Tornado season is here. Time to review your insurance policies’ coverage and limits.
Tornado season is right around the corner here in the United States. May and June are typically the most active months of the year for tornado genesis across the Great Plains. Tornado Alley, as the nickname goes, sees a very large number of super cell thunderstorms which are perfect producers of violent EF2 or greater tornadoes. The boundaries of Tornado Alley reach from south/central Texas up to northern Iowa and east/west from Missouri to Colorado. Other areas prone to tornadoes in the U.S. include Florida and the Gulf Coast which is named the Dixie Alley and has a relatively high number of tornadoes occurring in the late fall, October through December. As many as 1,200 tornadoes hit the U.S. every year and recent years have shown that as our planet’s climate continues to fluctuate we are seeing even stronger storms and resulting tornadoes. But tornadoes are not limited to just the United States. In fact, tornadoes occur in many parts of the world, including Europe, Africa, Asia, South America and even Australia. These regions are more likely to experience increased tornado potential in parallel to the time of year in which increased solar energy and strong frontal storm systems are the norm for that area. Thus, tornadoes can occur (and do so) pretty much year round on planet earth.
Over the past decade, insured losses from tornadoes have ranked second behind losses from hurricanes and tropical storms. Tornadoes can cause extensive damage to your property due to the extremely high wind speeds they generate. Depending on where the tornado ranks on the F-Scale (from 0-5), damage can be anything from a few broken windows and exterior issues or damaged roof, to completely losing your commercial building, business or home. Insurers have been examining the underwriting of reoccurring natural disasters such as tornadoes in the past few years due to a noticeable increase in severity and size of these events. U.S. insurers lost nearly $26 billion on tornadoes and related storms in 2011 which was more than the previous record for tornado related losses. Perhaps the most tragic tornado related event occurred in Joplin, MO in May of 2011 when a very powerful EF-5 tornado took at least 161 lives and injured many more. The tornado caused total destruction of much of the cities’ infrastructure, homes and businesses. And as we’ve seen since the disaster, now almost 2 full years since it occurred, many claims have still not been settled with insurers. Joplin’s total losses from the EF-5 tornado were eventually tallied at upwards of $2 billion dollars.

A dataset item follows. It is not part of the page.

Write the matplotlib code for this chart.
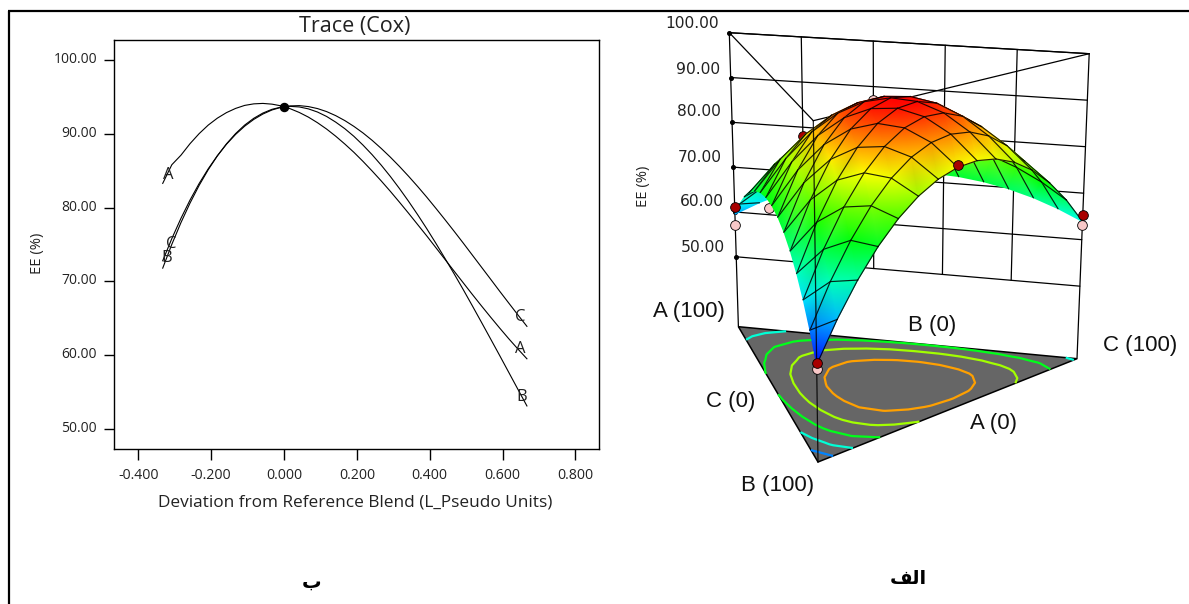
import numpy as np
import matplotlib
matplotlib.use("Agg")
import matplotlib.pyplot as plt
from matplotlib.colors import LinearSegmentedColormap
from matplotlib.transforms import ScaledTranslation
from matplotlib.tri import Triangulation

# ---------- trace plot data ----------
trace_dev = [-0.333, -0.308, -0.283, -0.258, -0.233, -0.208, -0.183, -0.158, -0.133, -0.108, -0.083,
             -0.058, -0.033, -0.008, 0.017, 0.042, 0.067, 0.092, 0.117, 0.142, 0.167,
             0.192, 0.217, 0.242, 0.267, 0.292, 0.317, 0.342, 0.367, 0.392, 0.417,
             0.442, 0.467, 0.492, 0.517, 0.542, 0.567, 0.592, 0.617, 0.642, 0.667]
trace_a = [83.3, 85.83, 87.12, 88.69, 90.05, 91.21, 92.15, 92.9, 93.47, 93.88, 94.09,
           94.15, 94.05, 93.82, 93.43, 92.92, 92.29, 91.53, 90.67, 89.7, 88.64,
           87.51, 86.28, 84.98, 83.63, 82.22, 80.75, 79.25, 77.71, 76.17, 74.58,
           72.99, 71.4, 69.82, 68.24, 66.69, 65.17, 63.68, 62.23, 60.84, 59.5]
trace_b = [71.8, 75.03, 77.97, 80.63, 83.03, 85.16, 87.03, 88.66, 90.05, 91.21, 92.13,
           92.84, 93.35, 93.65, 93.75, 93.67, 93.41, 92.98, 92.38, 91.61, 90.72,
           89.68, 88.49, 87.19, 85.77, 84.24, 82.6, 80.87, 79.05, 77.15, 75.17,
           73.12, 71.04, 68.9, 66.7, 64.47, 62.22, 59.96, 57.67, 55.38, 53.1]
trace_c = [72.8, 75.81, 78.55, 81.04, 83.28, 85.28, 87.05, 88.61, 89.94, 91.06, 91.98,
           92.71, 93.26, 93.62, 93.81, 93.85, 93.72, 93.45, 93.04, 92.49, 91.82,
           91.03, 90.14, 89.14, 88.04, 86.86, 85.6, 84.27, 82.88, 81.43, 79.92,
           78.38, 76.81, 75.21, 73.58, 71.95, 70.32, 68.68, 67.07, 65.47, 63.9]
ref_dev, ref_ee = 0.0, 93.7
x_ticks = [-0.4, -0.2, 0.0, 0.2, 0.4, 0.6, 0.8]
y_ticks = [50, 60, 70, 80, 90, 100]

# ---------- ternary surface heights: one list per B level, running from C=0 to C=max ----------
ee_b00 = [59.5, 62.49, 65.07, 67.24, 69.0, 70.35, 71.27, 71.8, 71.9, 71.6, 70.88, 69.75, 68.22, 66.26, 63.9]
ee_b01 = [63.42, 67.8, 71.53, 74.61, 77.03, 78.82, 79.94, 80.42, 80.27, 79.45, 77.99, 75.87, 73.12, 69.7]
ee_b02 = [66.66, 72.18, 76.82, 80.58, 83.44, 85.42, 86.53, 86.73, 86.06, 84.49, 82.05, 78.72, 74.5]
ee_b03 = [69.24, 75.67, 80.98, 85.17, 88.24, 90.18, 91.0, 90.7, 89.28, 86.74, 83.07, 78.28]
ee_b04 = [71.14, 78.24, 84.0, 88.38, 91.4, 93.08, 93.39, 92.35, 89.93, 86.18, 81.05]
ee_b05 = [72.37, 79.91, 85.87, 90.21, 92.97, 94.13, 93.7, 91.67, 88.04, 82.82]
ee_b06 = [72.92, 80.66, 86.57, 90.65, 92.89, 93.31, 91.9, 88.65, 83.57]
ee_b07 = [72.8, 80.5, 86.14, 89.71, 91.21, 90.64, 88.0, 83.3]
ee_b08 = [72.0, 79.43, 84.57, 87.38, 87.9, 86.11, 82.02]
ee_b09 = [70.54, 77.46, 81.84, 83.68, 82.98, 79.73]
ee_b10 = [68.4, 74.58, 77.97, 78.6, 76.43]
ee_b11 = [65.58, 70.77, 72.94, 72.11]
ee_b12 = [62.1, 66.08, 66.79]
ee_b13 = [57.94, 60.45]
ee_b14 = [53.1]
surface_rows = [ee_b00, ee_b01, ee_b02, ee_b03, ee_b04, ee_b05, ee_b06, ee_b07, ee_b08, ee_b09,
                ee_b10, ee_b11, ee_b12, ee_b13, ee_b14]

contour_levels = [58.5, 65.0, 72.5, 80.0, 87.5]
z_ticks = [50, 60, 70, 80, 90, 100]

# design points: A, B, C fractions and height
above_a = [1.0, 0.0, 0.0, 0.0]
above_b = [0.0, 1.0, 0.0, 0.5]
above_c = [0.0, 0.0, 1.0, 0.5]
above_z = [61.0, 53.4, 65.2, 83.7]
below_a = [1.0, 0.0, 0.0]
below_b = [0.0, 1.0, 0.0]
below_c = [0.0, 0.0, 1.0]
below_z = [57.1, 52.2, 63.1]
hidden_red = (0.8, 0.0, 0.2, 78.0)
hidden_pink = [(0.9, 0.0, 0.1, 61.5), (0.6, 0.0, 0.4, 87.0)]

# ---------- layout (pixels) ----------
W, H = 1189, 604
fig = plt.figure(figsize=(W / 100, H / 100), dpi=100, facecolor="white")
over = fig.add_axes([0, 0, 1, 1], zorder=3)
over.set_xlim(0, W); over.set_ylim(H, 0); over.axis("off"); over.patch.set_alpha(0)

BASE = np.array([[738.4, 326.7], [818.0, 462.0], [1077.0, 358.7]])
TOP = np.array([[729.3, 32.7], [813.3, 120.7], [1089.2, 53.7]])
PERSP = np.array([1.118, 1.0, 1.118])
Z0, Z1 = 34.4, 100.0


def project(a, b, c, z):
    a, b, c, z = map(lambda v: np.asarray(v, float), (a, b, c, z))
    t = (z - Z0) / (Z1 - Z0)
    wa, wb, wc = a * PERSP[0], b * PERSP[1], c * PERSP[2]
    s = wa + wb + wc
    out = []
    for d in (0, 1):
        v = [BASE[i, d] * (1 - t) + TOP[i, d] * t for i in range(3)]
        out.append((wa * v[0] + wb * v[1] + wc * v[2]) / s)
    return out[0], out[1]


FONT_SEG = "Open Sans"
FONT_ARIAL = "Liberation Sans"

# frame
over.plot([8.7, 8.7], [H, 10.7], color="k", lw=1.6, solid_capstyle="butt", zorder=1)
over.plot([8, W], [10.7, 10.7], color="k", lw=1.6, solid_capstyle="butt", zorder=1)

# ---------- left axes ----------
L, R, T, B = 113.5, 599.0, 40.3, 449.3
ax = fig.add_axes([L / W, 1 - B / H, (R - L) / W, (B - T) / H], zorder=2)
PX_X = 364.2
PX_Y = 7.37
ax.set_xlim((L - 284.0) / PX_X, (R - 284.0) / PX_X)
ax.set_ylim(100 - (B - 60.3) / PX_Y, 100 + (60.3 - T) / PX_Y)
for s in ax.spines.values():
    s.set_linewidth(1.0)
ax.set_xticks(x_ticks)
ax.set_xticklabels([f"{v:.3f}" for v in x_ticks], fontfamily=FONT_SEG, fontsize=10.2, color="#222222")
ax.set_yticks(y_ticks)
ax.set_yticklabels([f"{v:.2f}" for v in y_ticks], fontfamily=FONT_SEG, fontsize=10.0, color="#222222")
ax.tick_params(axis="x", length=8.0, width=1.0, pad=5.5)
ax.tick_params(axis="y", length=7.2, width=1.0, pad=4.6)
for lbl in ax.get_yticklabels():
    lbl.set_transform(lbl.get_transform() + ScaledTranslation(0, 2.6 / 100, fig.dpi_scale_trans))
for series in (trace_a, trace_b, trace_c):
    ax.plot(trace_dev, series, color="k", lw=0.8, zorder=2)
ax.plot([ref_dev], [ref_ee], "o", color="k", ms=5.8, zorder=3)
label_style = dict(fontfamily=FONT_SEG, fontsize=12, ha="center", va="center", color="#222222")
for name, x, y in [("A", 168, 174.7), ("C", 170.8, 244), ("B", 167, 258), ("C", 520.5, 316.7), ("A", 519.8, 349), ("B", 521.4, 397)]:
    over.text(x, y, name, **label_style)
over.text(354.5, 26.7, "Trace (Cox)", fontfamily=FONT_SEG, fontsize=15.5, ha="center", va="center", color="#222222")
over.text(355, 502.7, "Deviation from Reference Blend (L_Pseudo Units)", fontfamily=FONT_SEG, fontsize=12.4,
          ha="center", va="center", color="#222222")
over.text(37.5, 253, "EE (%)", rotation=90, fontfamily=FONT_SEG, fontsize=10.6, ha="center", va="center", color="#222222")

# ---------- 3D panel ----------
cmap = LinearSegmentedColormap.from_list("ee", ["#0000ff", "#00ffff", "#00ff00", "#ffff00", "#ff0000"])
vmin, vmax = 53.1, 94.0
N = len(surface_rows) - 1
index = {}
na, nb, nc, nz = [], [], [], []
for j, row in enumerate(surface_rows):
    for k, val in enumerate(row):
        index[(j, k)] = len(nz)
        nb.append(j / N); nc.append(k / N); na.append((N - j - k) / N); nz.append(val)
na, nb, nc, nz = map(np.array, (na, nb, nc, nz))
px, py = project(na, nb, nc, nz)
bx, by = project(na, nb, nc, np.full_like(nz, Z0))

edge = dict(color="k", lw=0.9, solid_capstyle="round")
# walls
for lv in z_ticks:
    x, y = project([1, 0], [0, 0], [0, 1], [lv, lv])
    over.plot(x, y, zorder=3, **edge)
    over.plot(x[0], y[0], "o", color="k", ms=2.6, zorder=3)
for s in (0.2, 0.4, 0.6, 0.8):
    x, y = project([1 - s] * 2, [0, 0], [s, s], [50, 100])
    over.plot(x, y, zorder=3, **edge)
for a, b, c in [(1, 0, 0), (0, 0, 1)]:
    x, y = project([a, a], [b, b], [c, c], [Z0, Z1])
    over.plot(x, y, zorder=3, **edge)
for p, q in [((1, 0, 0), (0, 0, 1)), ((1, 0, 0), (0, 1, 0)), ((0, 1, 0), (0, 0, 1))]:
    x, y = project([p[0], q[0]], [p[1], q[1]], [p[2], q[2]], [Z1, Z1])
    over.plot(x, y, zorder=3, **edge)

# floor
fx, fy = project([1, 0, 0], [0, 1, 0], [0, 0, 1], [Z0] * 3)
over.fill(fx, fy, facecolor="#666666", edgecolor="k", lw=1.1, zorder=4)
floor_tris = []
for (j, k), n in index.items():
    if (j, k + 1) in index and (j + 1, k) in index:
        floor_tris.append([n, index[(j, k + 1)], index[(j + 1, k)]])
    if (j + 1, k) in index and (j, k + 1) in index and (j + 1, k + 1) in index:
        floor_tris.append([index[(j + 1, k)], index[(j, k + 1)], index[(j + 1, k + 1)]])
tri_floor = Triangulation(bx, by, floor_tris)
over.tricontour(tri_floor, nz, levels=contour_levels, colors=[cmap((v - vmin) / (vmax - vmin)) for v in contour_levels],
                linewidths=1.6, zorder=5)

# points behind the surface
def dot(a, b, c, z, color, zorder):
    x, y = project(a, b, c, z)
    over.plot([x], [y], "o", ms=7, mfc=color, mec="k", mew=0.6, zorder=zorder)

dot(*hidden_red, "#a80000", 6)
for p in hidden_pink:
    dot(*p, "#f8c8c8", 6)

# surface, far rows first; mesh lines of constant B and of constant A
for j in range(N):
    tris, const_a = [], []
    for k in range(len(surface_rows[j + 1])):
        p0, p1, p2 = index[(j, k)], index[(j, k + 1)], index[(j + 1, k)]
        tris.append([p0, p1, p2])
        const_a.append((p1, p2))
        if (j + 1, k + 1) in index:
            tris.append([p2, p1, index[(j + 1, k + 1)]])
    z = 10 + 3 * j
    over.tripcolor(px, py, tris, nz, shading="gouraud", cmap=cmap, vmin=vmin, vmax=vmax, zorder=z)
    for p, q in const_a:
        over.plot([px[p], px[q]], [py[p], py[q]], color="k", lw=0.85, alpha=0.85, zorder=z + 1)
    rx = [px[index[(j + 1, k)]] for k in range(len(surface_rows[j + 1]))]
    ry = [py[index[(j + 1, k)]] for k in range(len(surface_rows[j + 1]))]
    over.plot(rx, ry, color="k", lw=0.85, alpha=0.85, zorder=z + 4)

# front edge
x, y = project([0, 0], [1, 1], [0, 0], [Z0, Z1])
over.plot(x, y, zorder=60, color="k", lw=0.9, alpha=0.85)

# design points visible in front
for a, b, c, v in zip(below_a, below_b, below_c, below_z):
    dot(a, b, c, v, "#f8c8c8", 61)
for a, b, c, v in zip(above_a, above_b, above_c, above_z):
    dot(a, b, c, v, "#a80000", 62)

# z tick labels
for lv, x, y in zip(z_ticks, [725, 724, 722, 721, 719.8, 718.8], [247, 202, 157, 112, 69, 23.3]):
    over.text(x, y, f"{lv:.2f}", fontfamily="DejaVu Sans", fontsize=11.2, ha="right", va="center", color="#222222")
over.text(644, 186, "EE (%)", rotation=90, fontfamily=FONT_SEG, fontsize=10.6, ha="center", va="center", color="#222222")
corner_style = dict(fontfamily=FONT_ARIAL, fontsize=16, ha="center", va="center", color="#111111")
over.text(689, 311, "A (100)", **corner_style)
over.text(1140, 346, "C (100)", **corner_style)
over.text(778, 486, "B (100)", **corner_style)
over.text(932, 325, "B (0)", **corner_style)
over.text(731, 402, "C (0)", **corner_style)
over.text(993, 424, "A (0)", **corner_style)

# panel captions (Arabic, in shaped contextual forms, left-to-right glyph order)
over.text(908.6, 578, "\ufed2\ufedf\ufe8d", fontfamily="DejaVu Sans", fontweight="bold", fontsize=14, ha="center", va="center", color="k")
over.text(312, 582, "\ufe8f", fontfamily="DejaVu Sans", fontweight="bold", fontsize=14, ha="center", va="center", color="k")

over.set_xlim(0, W); over.set_ylim(H, 0)
fig.savefig("out.png", dpi=100, facecolor="white")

Property managers and owners should review their coverage accordingly to be sure that the coverage in place is adequate in light of the risks they are exposed to. Full replacement cost coverage is of course ideal, but one should also be informed of the policy’s limits and exclusions, and for business owners, proper business interruption coverage should be in place as well. In Texas (as well as some other states) additional coverage for windstorm or hail damage is available via a special insurance pool called the Texas Windstorm Insurance Association which requires an inspection and certain building standards to qualify. In many cases concerning tornado damage, homes and commercial properties are not insured for their full value, which can leave property owners stuck with the difference of what they are insured for and what their damaged property is actually worth. Insurers in many tornado prone areas do not include windstorm coverage in their common policies due to higher risk of such an event occurring. It is imperative for you as a commercial property manager or homeowner to review your policies’ coverage limits and if needed, purchase additional windstorm coverage for the proper value of your home or property.